The properties include a 48-unit complex on West 88th Street in Manhattan, a 52-unit building on University Avenue in the Bronx and a 46-unit structure on Hooper Street in Brooklyn. The property records reflect the often elaborate layers of limited liability companies tied to larger real estate firms that dominate New York City real estate and make identifying true building owners difficult.
Vivian Kuo, a tenant leader at a Pinnacle building in Harlem and member of the citywide Union of Pinnacle Tenants, said residents want the court to verify that there are no direct operational ties between Summit and Pinnacle.
“We would like the court to make clear that this is an arm’s length transaction and how they came to that conclusion,” Kuo said.
At least one resident of a Pinnacle building in Brooklyn, Joseph Lorwin, submitted a letter to the court criticizing what he termed a “nepotistic sale.”
City Hall spokesperson Casey Berkovitz declined on Monday to comment on the extent of the ties between the two companies and whether the administration will raise the issue with the federal judge overseeing the bankruptcy sale. Berkovitz pointed to a previous statement from Deputy Mayor Leila Bozorg who said the city was still “assessing” its options about whether to object to the sale.
The link between Summit and Jonathan Wiener was first reported by real estate news site BisNow. Representatives for Summit, Chestnut and Denali confirmed the links between their companies, but they each say Chestnut, Denali and Jonathan Wiener are not involved in the bid for Pinnacle’s buildings.
Summit spokesperson Jordan Barowitz said Jonathan Wiener is the “operator or partner” of some current Summit buildings but “is not involved in this transaction and will not be managing this portfolio” of Pinnacle buildings.
In a written statement, Summit Chairman Zohar Levy said he and his company are “deeply committed to New York and understand how critical the preservation of affordable housing is to the success of our city.”
The company told Gothamist that the bankruptcy process reduced debt on the buildings by $275 million, freeing up more money to invest in repairs and maintenance across over 5,000 apartments included in the bankruptcy sale.
In an unsigned email, a representative for Chestnut Holdings said the company does not have any business connection to Pinnacle, despite the brothers owning the two companies respectively, and is not involved in Summit’s bid for the Pinnacle buildings. In a separate unsigned email, a Denali representative said the company manages some Summit properties but is not involved with the bid for the Pinnacle portfolio.
As a then-mayoral candidate, Zohran Mamdani campaigned outside a Summit-owned property in the Bronx arguing for increased pressure on landlords to maintain their buildings.

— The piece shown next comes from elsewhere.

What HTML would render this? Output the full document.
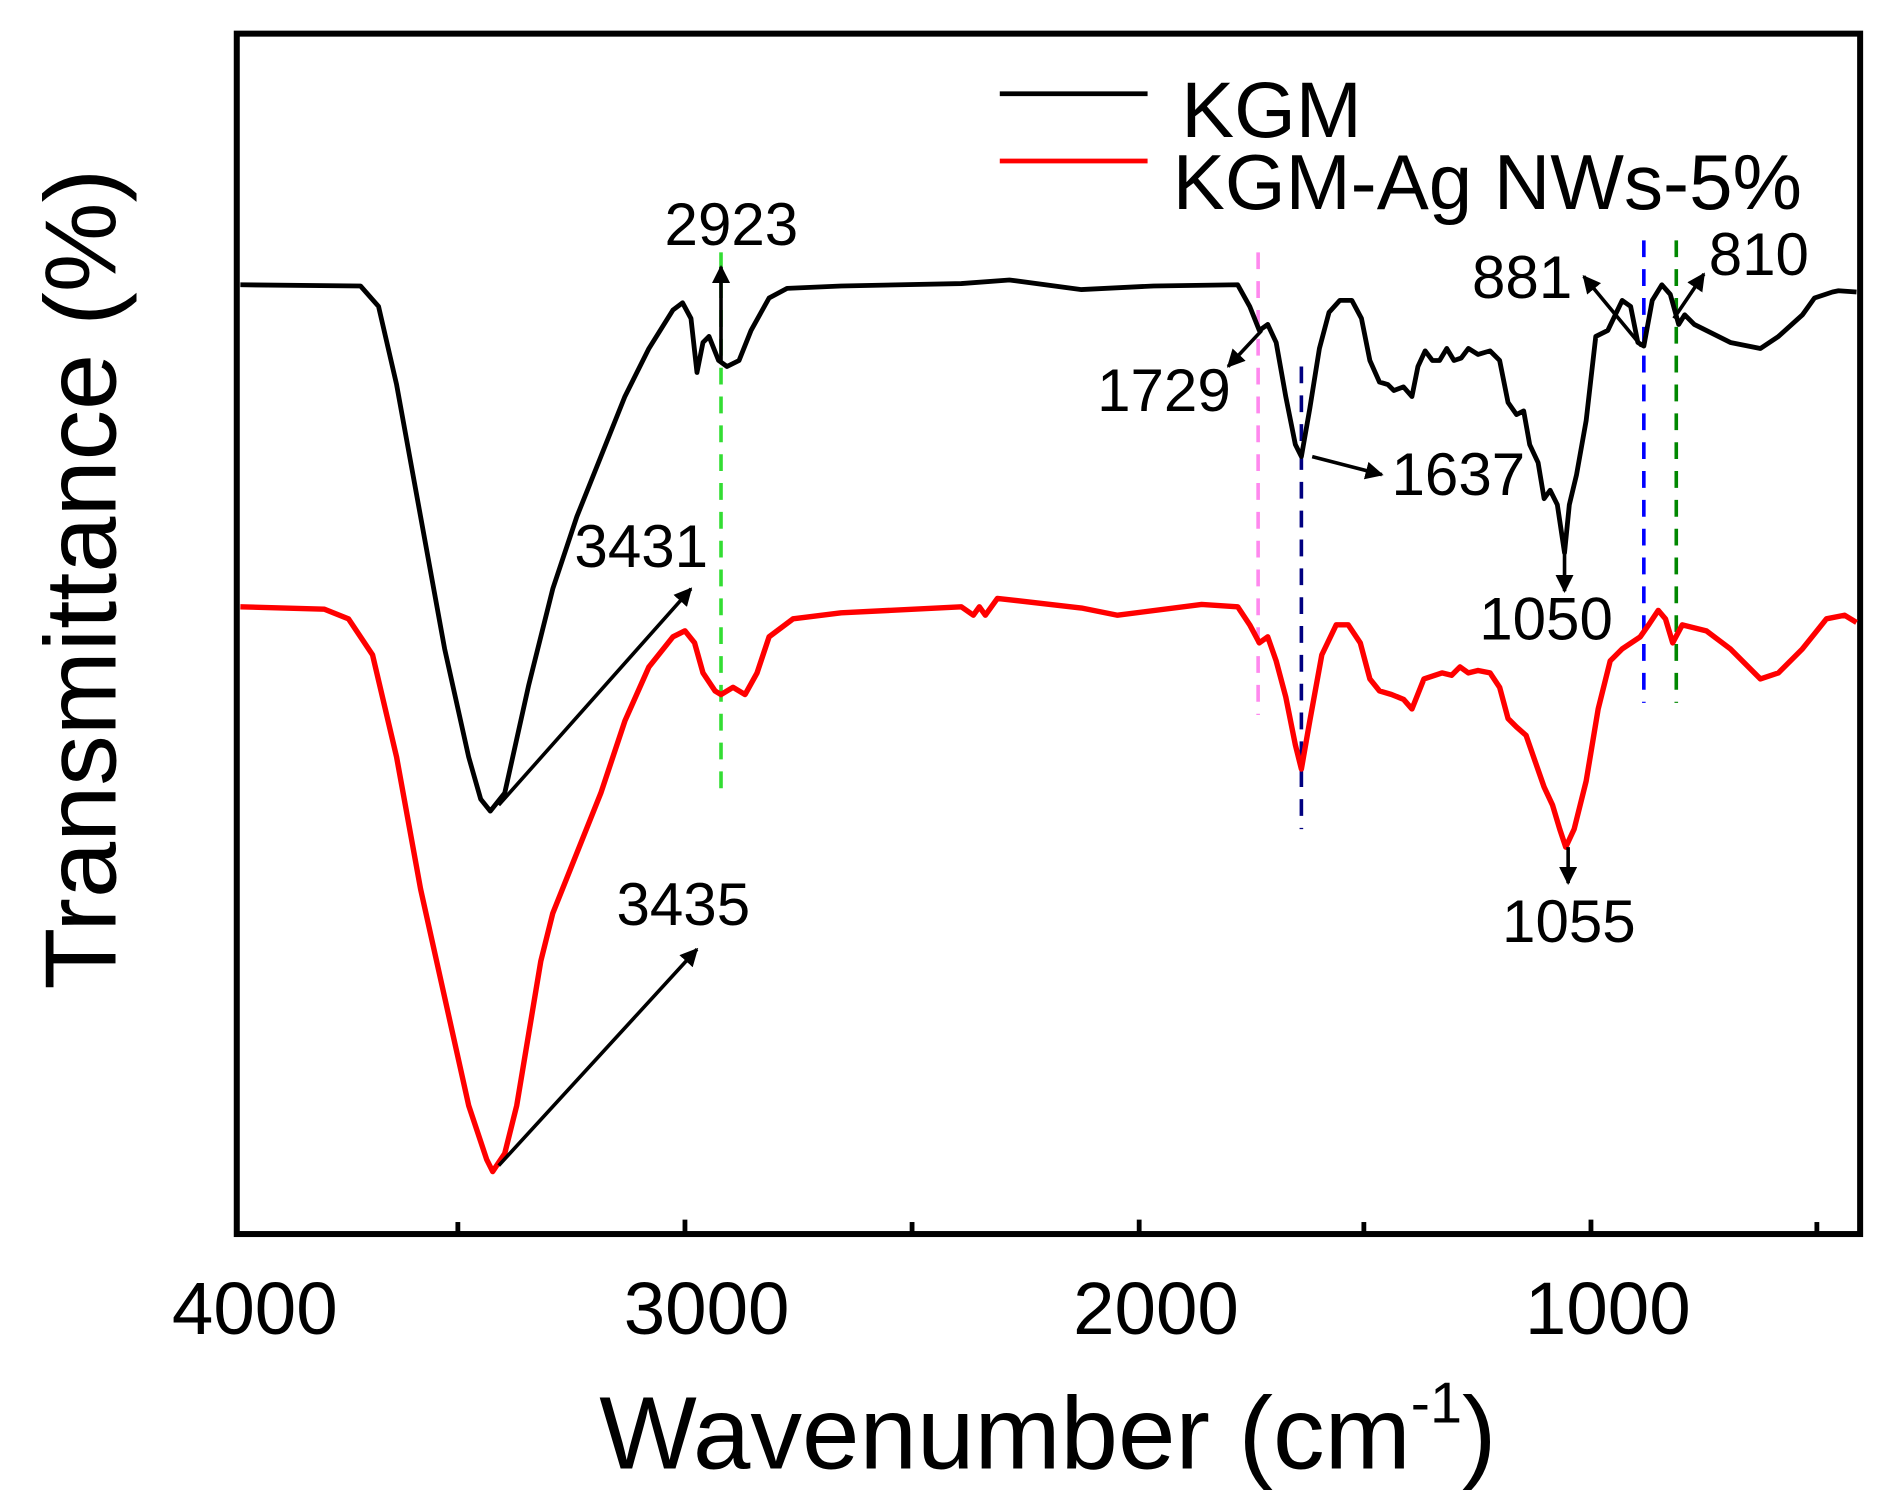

Bankruptcy and real estate experts say any family connections between the companies will likely have no impact on the transaction, as long as the federal judge overseeing the sale and Pinnacle’s creditor, Flagstar Bank, agree to the deal.
“If the court’s OK with it, as it was here, that transaction is proper,” said attorney Leo Jacobs, who specializes in bankruptcy law.
Spokespeople for Flagstar did not respond to requests for comment but documents submitted in court late last year show the Summit bid was dependent on Flagstar’s approval.
Seth Glasser, a senior vice president focused on apartment sales at the investment firm Marcus & Millichap, said the bidder and sale plan have likely undergone rigorous vetting.
“There’s a lot of lawyers and I would have a hard time believing a $450 million, very public transaction is not being done legally,” Glasser said,
If anything, he said, the family ties show the small universe of companies financially equipped and willing to purchase rent-stabilized buildings where costs are rising and rents are capped.
“There’s a reason why there are so few substantial players in the market interested in buying these,” Glasser said.
A confirmation hearing for the sale is scheduled for Thursday before Judge David Jones.
The Union of Pinnacle Tenants had attempted to steer the buildings to another purchaser who it says would be a more responsible landlord.
Mamdani’s attempt to intervene would have bought the group another month to try to line up a buyer and financing, but Jones rejected the request, marking an early setback for the new mayor.